Black Butte is a stratovolcano (not a cinder cone, as many think) that is 5.5 miles west of Sisters, Oregon, off of Highway 22. Black Butte looks young, as it is barely eroded (except for little gullies a little bit above the base that were carved by long-gone streams). Mount Washington, which is visible from the summit of Black Butte, looks much, much more eroded, and older, than Black Butte. However, Black Butte is significantly older than Washington (Washington was partly eroded by glaciers, but Black Butte was too far east of the Cascade crest that it was unable to support glaciers, so erosion is minimal).
There is a well-graded trail up Black Butte (the trail starts halfway up the mountain, however). The trail is 3.8 miles round-trip. From the summit, one can view the Three Sisters (the view of the North Sister is great), Mount Washington, Three Fingered Jack, Mount Jefferson, Black Crater, and, on clear days, Mount Hood. The trail up Black Butte is very popular, and there is a staffed lookout on top.
Turn off Highway 22 on the Green Ridge Road (5.5 miles west of Sisters and 2.5 miles east of Black Butte Ranch). Follow Road 11 north for about 4 miles, and then turn left onto Road 1110 (gravel) for 5.1 miles to a parking area at the end of the road. This is the Black Butte Trailhead.
A Northwest Forest Pass is required to park at the trailhead or near the trailhead. Once at the top, do not climb or enter the cabin or the lookouts. The 85-foot lookout tower has been declared unsafe, and the cabin is the private residence of the lookout staff (which means to stay out).
Bring lots of water, for there is none along the trail, and it gets very hot and dusty in the summer and fall.
Camping is not possible along the trail (and it is not necessary, either).
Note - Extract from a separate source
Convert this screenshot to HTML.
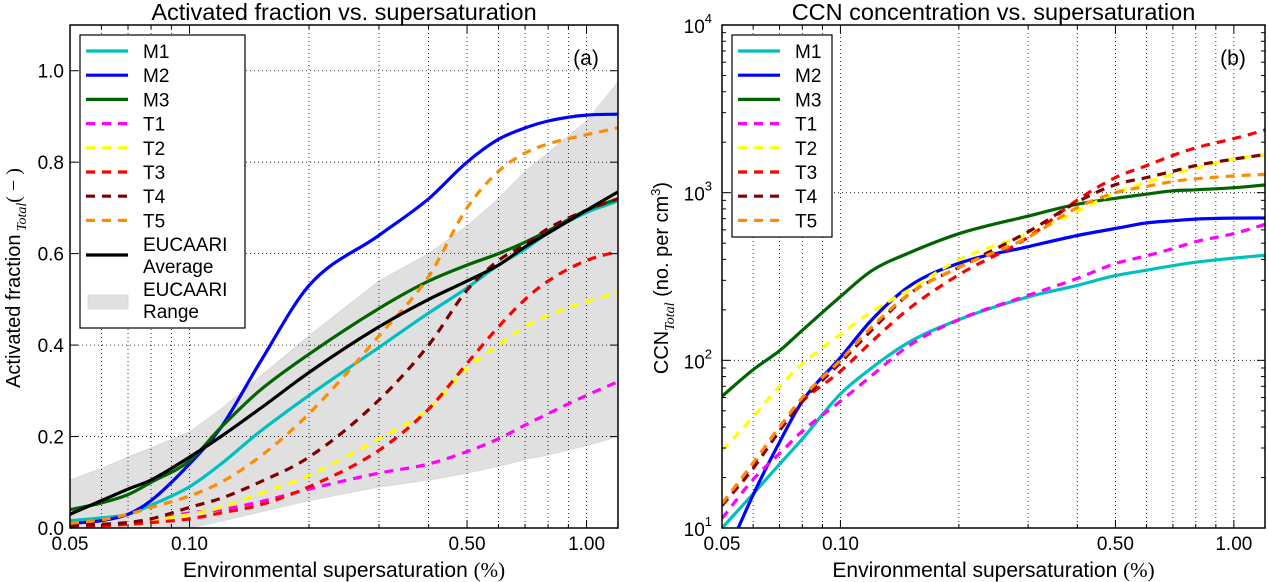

If you want to spend more than just a day in this area, however, check out Black Butte Ranch. It is definitely not rugged, but if you enjoy great food, great lodging, and great golf with mountain views, this is the place to stay.
The trail is open from June to November. In order to avoid crowds, climb in June or September-November. In July and August, as many as 100 people per day climb Black Butte.